The conference is from 9 a.m. to 5:30 p.m., Sept. 9, at 15 Washington St. in Newark. The conference is co-sponsored by Rutgers University-Newark and Rutgers Law School. Professor Patrick Shafto, the Henry Rutgers Term Chair in Data Science, and professor of mathematics and computer science, is organizing the conference with Fay Cobb Payton of NSF, and Co-Dean David Lopez of Rutgers Law School.
 
The goal of the conference is to bring together diverse scholars from several fields to understand the current trends in machine learning, artificial intelligence and the law and to discuss future implications of those technologies for society. Participants will also address actions that can be taken in Newark and other places to ensure that technologies benefit America’s diverse residents.
Attendance to the conference is free, but guests are asked to register through the AI, Justice and Workforce Development link.

The schedule is as follows:

  • 9-9:30 a.m. Breakfast and Opening Remarks
  • 9:30 a.m. to 12:30 p.m. Morning Talks and Panel Speakers
     
    • Ifeoma Ajunwa, asst. professor of labor & employment law, Cornell University, “The Paradox of Automating as Anti-Bias Intervention”
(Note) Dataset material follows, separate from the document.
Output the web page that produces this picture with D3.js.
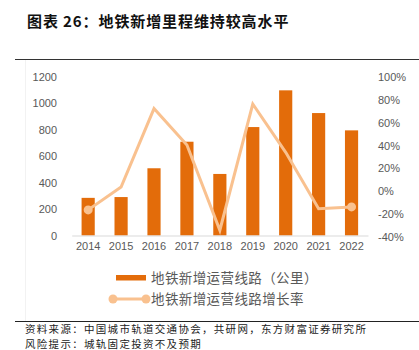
<!DOCTYPE html>
<html>
<head>
<meta charset="utf-8">
<script src="https://cdn.jsdelivr.net/npm/d3@7/dist/d3.min.js"></script>
<style>
  html, body { margin: 0; padding: 0; background: #fff; }
  svg { display: block; }
</style>
</head>
<body>
<svg id="chart" width="419" height="350"></svg>
<script>
// Annual new urban rail (metro) mileage in China and its year-over-year growth
const years = ["2014", "2015", "2016", "2017", "2018", "2019", "2020", "2021", "2022"];
const newMileage = [285, 291, 509, 710, 466, 821, 1099, 927, 796];
const growthRate = [-16.6, 3.5, 72.5, 40.5, -34.5, 76.5, 34, -15.5, -14];
const leftTicks = [0, 200, 400, 600, 800, 1000, 1200];
const rightTicks = [-40, -20, 0, 20, 40, 60, 80, 100];
const barLabel = "地铁新增运营线路（公里）";
const lineLabel = "地铁新增运营线路增长率";

const BAR = "#E36C0A";
const LINE = "#F9C18F";
const TEXT = "#595959";
const CJK = "'Noto Sans CJK SC', 'Noto Sans', sans-serif";

const svg = d3.select("#chart");

// Heading and rules
svg.append("line").attr("x1", 15).attr("x2", 419).attr("y1", 59.5).attr("y2", 59.5)
  .attr("stroke", "#333").attr("stroke-width", 1);
svg.append("line").attr("x1", 25.5).attr("x2", 25.5).attr("y1", 60).attr("y2", 321)
  .attr("stroke", "#f2f2f2").attr("stroke-width", 1);
svg.append("text").attr("x", 27).attr("y", 27)
  .attr("font-family", CJK).attr("font-weight", "bold").attr("font-size", 15)
  .attr("letter-spacing", 0.9)
  .attr("fill", "#111").text("图表 26：地铁新增里程维持较高水平");

// Scales
const x = d3.scaleBand().domain(years).range([71.7, 368]).paddingInner(0.6).paddingOuter(0.3);
const yL = d3.scaleLinear().domain([0, 1200]).range([235.5, 77]);
const yR = d3.scaleLinear().domain([-40, 100]).range([236.5, 77.3]);

// Left axis
const axL = svg.append("g").attr("transform", "translate(62,0)")
  .call(d3.axisLeft(yL).tickValues(leftTicks).tickSize(0).tickPadding(5).tickFormat(d3.format("d")));
axL.select(".domain").remove();
axL.selectAll("text").attr("font-family", "'Liberation Sans', Arial, sans-serif")
  .attr("font-size", 11).attr("fill", TEXT);

// Right axis
const axR = svg.append("g").attr("transform", "translate(374,0)")
  .call(d3.axisRight(yR).tickValues(rightTicks).tickSize(0).tickPadding(4).tickFormat(d => d + "%"));
axR.select(".domain").remove();
axR.selectAll("text").attr("font-family", "'Liberation Sans', Arial, sans-serif")
  .attr("font-size", 11).attr("fill", TEXT);

// Bars
svg.append("g").selectAll("rect").data(years).join("rect")
  .attr("x", d => x(d))
  .attr("width", x.bandwidth())
  .attr("y", (d, i) => yL(newMileage[i]))
  .attr("height", (d, i) => yL(0) - yL(newMileage[i]))
  .attr("fill", BAR);

// Category axis
const axX = svg.append("g").attr("transform", `translate(0,${yL(0)})`)
  .call(d3.axisBottom(x).tickSize(0).tickPadding(7));
axX.select(".domain").attr("stroke", "#d9d9d9").attr("stroke-width", 1.2);
axX.selectAll("text").attr("font-family", "'Liberation Sans', Arial, sans-serif")
  .attr("font-size", 11).attr("fill", TEXT);

// Growth line with end markers
const cx = d => x(d) + x.bandwidth() / 2;
const line = d3.line().x((d, i) => cx(years[i])).y(d => yR(d));
svg.append("path").datum(growthRate).attr("d", line)
  .attr("fill", "none").attr("stroke", LINE).attr("stroke-width", 3).attr("stroke-linejoin", "miter");
const ends = [0, years.length - 1];
svg.append("g").selectAll("circle").data(ends).join("circle")
  .attr("cx", i => cx(years[i])).attr("cy", i => yR(growthRate[i])).attr("r", 4.5)
  .attr("fill", LINE);

// Legend
const lg = svg.append("g");
lg.append("rect").attr("x", 116).attr("y", 275).attr("width", 30).attr("height", 5.5).attr("fill", BAR);
lg.append("text").attr("x", 151).attr("y", 282.5).attr("font-family", CJK).attr("font-size", 13.5)
  .attr("letter-spacing", 0.4).attr("fill", TEXT).text(barLabel);
lg.append("line").attr("x1", 113).attr("x2", 146).attr("y1", 299).attr("y2", 299)
  .attr("stroke", LINE).attr("stroke-width", 3);
lg.selectAll("circle").data([113, 146]).join("circle")
  .attr("cx", d => d).attr("cy", 299).attr("r", 4.5).attr("fill", LINE);
lg.append("text").attr("x", 151).attr("y", 304).attr("font-family", CJK).attr("font-size", 13.5)
  .attr("letter-spacing", 0.4).attr("fill", TEXT).text(lineLabel);

// Source and risk notes
svg.append("line").attr("x1", 15).attr("x2", 419).attr("y1", 321.5).attr("y2", 321.5)
  .attr("stroke", "#222").attr("stroke-width", 1);
svg.append("text").attr("x", 25).attr("y", 332.5).attr("font-family", CJK).attr("font-size", 10.5)
  .attr("letter-spacing", 1.3).attr("fill", "#222").text("资料来源：中国城市轨道交通协会，共研网，东方财富证券研究所");
svg.append("text").attr("x", 25).attr("y", 347.5).attr("font-family", CJK).attr("font-size", 10.5)
  .attr("letter-spacing", 1.3).attr("fill", "#222").text("风险提示：城轨固定投资不及预期");
</script>
</body>
</html>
    • Rediet Abebe, Computer Science, Harvard University, “Mechanism Design for Social Good”
    • Solon Barocas, asst. professor of information science, Cornell University, “On Proxies and Fairness”
    • Pauline Kim, professor of law, Washington University in St. Louis, “The New Labor Market Intermediaries”
    • Karl Ricanek, Jr., professor of computer science, UNC-Wilmington, “Why is Face Recognition Hard to Deploy? Systemic Issues with in AI-derived Face Processing”
       
  • 12:30 to 1:30 p.m. Lunch and Group Discussions
  • 1:30 to 2:30 p.m. Poster Presentations
  • 2:30 to 5 p.m. Afternoon Talks and Panel Speakers
     
    • Nicol Turner-Lee, governance studies fellow, Brookings Institute, “Detecting and Mitigating Online Racial Bias in Machine Learning Algorithms”
    • Andrew Selbst, postdoctoral scholar, Data & Society Research Institute, “Implementing Algorithmic Impact Assessments”
    • Brittny-Jade Saunders, deputy commissioner for strategic initiatives, NYC Commission on Human Rights, “Algorithms and Human Rights: A Local Government Perspective”
    • Michael King, Computer Science, Florida Institute of Technology, “Are Face Recognition Systems Biased Relative to Race and Gender?”
       
  • 5 to 5:30 p.m. Wrap-up
  • 5:30 to 9:30 p.m. Post-Conference Socializing and Discussion at Clement’s Place Jazz Club, first floor of 15 Washington St.